Life as eBay consultants and writers has been like running a 50-yard dash lately, considering the rapid speed with which eBay has introduced changes to its platform. While the company has made some missteps, within just a few months eBay seems to have steadied its ship.
Barron’s suggests the financial results eBay posted for the quarter that ended June 30, 2009, represent "a long promised turnaround in its core-auction business." Given the number of people struggling in this economy, it would seem to be a great time for eBay to revitalize itself. Where else will people find such a ready channel for raising some much-needed cash?
For example, the New York Daily News recently reported many people are taking a hard look at some of those expensive collectibles they just had to have not so long ago. Whether it's a vintage poster from the Fillmore, or a beautiful Roseville vase, when you're having trouble paying the mortgage and worrying that your next paycheck may be your last for a while, cash-in-hand is more desirable than those once cherished nonessentials. How can you easily turn those now-tarnished treasures into cash? Why through eBay, of course.
Here are some of the things we're seeing out of San Jose that bode well for sellers, buyers and eBay, as a whole.
Reduced insertion fees
eBay has been reducing insertion fees for some time now and the news announced in June is even better: Your first five auction listings per month are now free. So no matter what starting price you've set, you can list up to five items in auction format every 30 days and only pay a final value fee if the item sells. This is in keeping with how Amazon sets its fees for third-party sellers—you only pay on the back end.
Multi-variation fixed-price listings
Now buyers can have the kind of experience they've come to expect from top e-commerce sites
Until recently, sellers with the same item available in different colors and sizes had to create separate listings for each variation. Using the example of pocket T-shirts, that meant creating listings for the red shirts, the blue shirts (the light blue shirts, the dark blue shirts, the royal blue shirts), etc. As of June 15—in the case of women's shoes and men's shoes, at least—sellers can list variations of a product all within one 35-cent listing. eBay has promised to make these types of listings available for other products in its Clothing, Shoes, & Accessories and its Home & Garden categories sometime in "late summer."
This is a huge change, not only for sellers who can more easily and cost-effectively create listings for such items, but for buyers, too. Now buyers can have the kind of experience they've come to expect from top e-commerce sites such as Zappos.com. They can locate the item they want and zero in on their preferred size and color, without having to review multiple listings. If eBay is going to revitalize its core marketplace—which it wants and needs to do—this is a big step in that direction.
We recently bought the audiotape version of Larry King's new autobiography on eBay and were quite happy to use an eBay coupon to reduce our cost by 20 percent.

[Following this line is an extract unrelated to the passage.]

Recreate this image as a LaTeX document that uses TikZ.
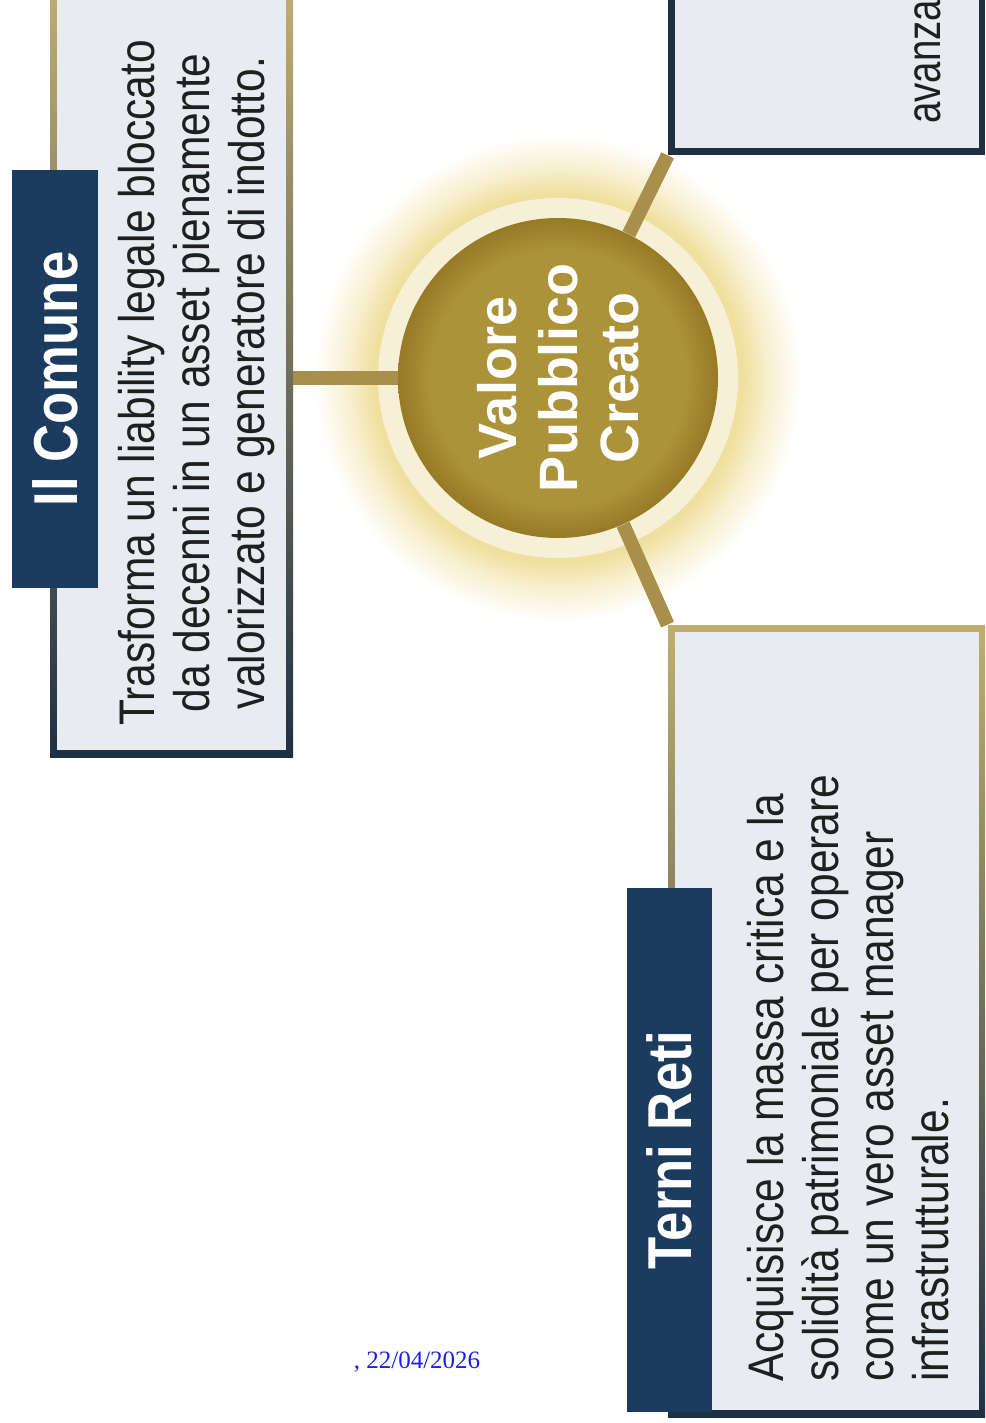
\documentclass[tikz,border=0pt]{standalone}
\usepackage{fontspec}
\setmainfont{Liberation Sans}
\newfontfamily\condfont[FakeStretch=0.85]{Liberation Sans}
\newfontfamily\narrowfont[FakeStretch=0.8]{Liberation Sans}
\newfontfamily\datefont{Liberation Serif}
\usetikzlibrary{backgrounds}

\definecolor{navy}{RGB}{28,60,95}
\definecolor{rimnavy}{RGB}{30,48,68}
\definecolor{gold}{RGB}{168,144,74}
\definecolor{rimgold}{RGB}{192,174,112}
\definecolor{paper}{RGB}{232,236,240}
\definecolor{discin}{RGB}{172,146,56}
\definecolor{discout}{RGB}{150,122,38}
\definecolor{halo}{RGB}{240,224,160}
\definecolor{ringc}{RGB}{247,240,214}
\definecolor{datec}{RGB}{30,30,235}
% the path's box is mapped onto the inner 50bp of the shading
\pgfdeclareradialshading{discshade}{\pgfpoint{0bp}{0bp}}{color(0bp)=(discin); color(20bp)=(discin); color(25bp)=(discout); color(50bp)=(discout)}
\pgfdeclareradialshading{haloshade}{\pgfpoint{0bp}{0bp}}{color(0bp)=(halo); color(19bp)=(halo); color(21.5bp)=(halo!50!white); color(25bp)=(white); color(50bp)=(white)}

\begin{document}
\begin{tikzpicture}[x=0.5pt, y=-0.5pt,
	boxrim/.style={rectangle, inner sep=0pt, top color=rimgold, bottom color=rimnavy},
	boxin/.style={rectangle, inner sep=0pt, fill=paper},
	tab/.style={rectangle, fill=navy, text=white, inner sep=0pt, rotate=90,
		font=\condfont\bfseries\fontsize{31}{33}\selectfont},
	body/.style={rotate=90, inner sep=0pt, text=black!88,
		font=\condfont\fontsize{25}{27.5}\selectfont},
	link/.style={draw=gold, line width=7pt}]
	%\draw[help lines] (0,0) grid[step=100] (985,1423);
	\useasboundingbox (0,0) rectangle (985,1423);
	\clip (0,0) rectangle (985,1423);
	
	\node[circle, shading=discshade, minimum size=160pt, inner sep=0pt, text=white, rotate=90, align=center,
		font=\bfseries\fontsize{27}{30.5}\selectfont] (valore) at (558,378) {Valore\\Pubblico\\Creato};
	
	% Il Comune
	\node[boxrim, minimum width=121.5pt, minimum height=383.5pt] (comune) at (171.5,373.5) {};
	\node[boxin, minimum width=114.5pt, minimum height=376.5pt] (comunein) at (comune) {};
	\node[tab, minimum width=209pt, minimum height=43pt] (comunetab) at (55,379) {Il Comune};
	\node[body, align=center] (comunetxt) at (197,383) {Trasforma un liability legale bloccato\\
		da decenni in un asset pienamente\\valorizzato e generatore di indotto.};
	
	% third box, cut by the edge
	\node[rectangle, inner sep=0pt, fill=rimnavy, minimum width=158.5pt, minimum height=82.5pt] (terzo) at (826.5,72.5) {};
	\node[boxin, minimum width=152pt, minimum height=79pt] (terzoin) at (827,69) {};
	\node[body, anchor=base west, font=\narrowfont\fontsize{24}{26}\selectfont] (terzotxt) at (940,124) {avanza};
	
	% Terni Reti
	\node[boxrim, minimum width=158.5pt, minimum height=396pt] (terni) at (826.5,1021) {};
	\node[boxin, minimum width=152pt, minimum height=389pt] (terniin) at (827,1021) {};
	\node[tab, minimum width=262pt, minimum height=42.5pt] (ternitab) at (669.5,1150) {Terni Reti};
	\node[body, anchor=west, align=left] (ternitxt) at (848,1382) {Acquisisce la massa critica e la\\
		solidità patrimoniale per operare\\come un vero asset manager\\infrastrutturale.};
	
	\node[text=datec, font=\datefont\fontsize{12.5}{14}\selectfont, inner sep=0pt] (datum) at (417,1362) {, 22/04/2026};
	
	\begin{scope}[on background layer]
		\shade[shading=haloshade] (valore.center) circle (122pt);
		\fill[ringc] (valore.center) circle (90pt);
		\draw[link] (comune.east |- valore.center) -- (valore);
		\draw[link] (valore) -- (terzo.south west);
		\draw[link] (valore) -- (terni.north west);
	\end{scope}
	
\end{tikzpicture}
\end{document}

Besides coupons, the company is also offering various cash-back programs for registered buyers, as well as those who sign up for one of its credit cards. Finally, eBay has also introduced Daily Deals, which it sends out through Twitter to drum up excitement.
Free shipping's now prevalent
"On eBay, it's all about free shipping," says Gary Richardson of GogglesandGlasses.com. That's great news because there's nothing e-commerce buyers like better than free shipping—something Amazon seems to have learned long ago.
Namely, if you spend $25 or more on Amazon, shipping is free (unless you've bought the item from a third-party seller who does not use the Fulfillment by Amazon service). Even better than that is the company's Amazon Prime program, which for a flat fee of $79 per year entitles you to free two-day shipping on any purchase. Regardless of price, once you sign up for the program, whether you buy a bookmark or lawn mower, your shipping is free.
Sellers find that free shipping means better placement for their listings, and therefore higher sell-through rates
eBay's efforts to follow Amazon's example appear to be bearing fruit. According to eBay, nearly 30 percent of its listings now feature free shipping, and customers are loving it. Sellers find that free shipping means better placement for their listings, and therefore higher sell-through rates. This is a great incentive for sellers to find a way to make incorporating free shipping part of their selling and listing strategies.
More work to be done
It's gratifying to speak of eBay in glowing terms for a change, but we're still watching the company closely. Now, we don't mean to imply that battleship eBay has turned on a dime and completely corrected its course. As we've discussed in this space before, it can still be difficult to find the items you're seeking on eBay—meaning that sellers are not getting the bidding activity they expect and need, and therefore not realizing the prices they would like. The corollary to this is that buyers on the lookout for these hidden gems can get great deals.
But even here eBay is working to refine its "finding" feature with improvements promised as part of sweeping changes to the platform that will be rolled out this fall. And as part of its move to greater transparency, eBay will introduce a "Search Visibility tool," to help sellers gain insights into how their listings are performing and what steps they can take to improve performance, if necessary.
Some sellers have scaled back their eBay businesses over the last couple of years, but new sellers are replacing them every day. And even some of those who have left for other venues have told us they would revisit eBay if things changed. Maybe things are changing and the time for another look is here.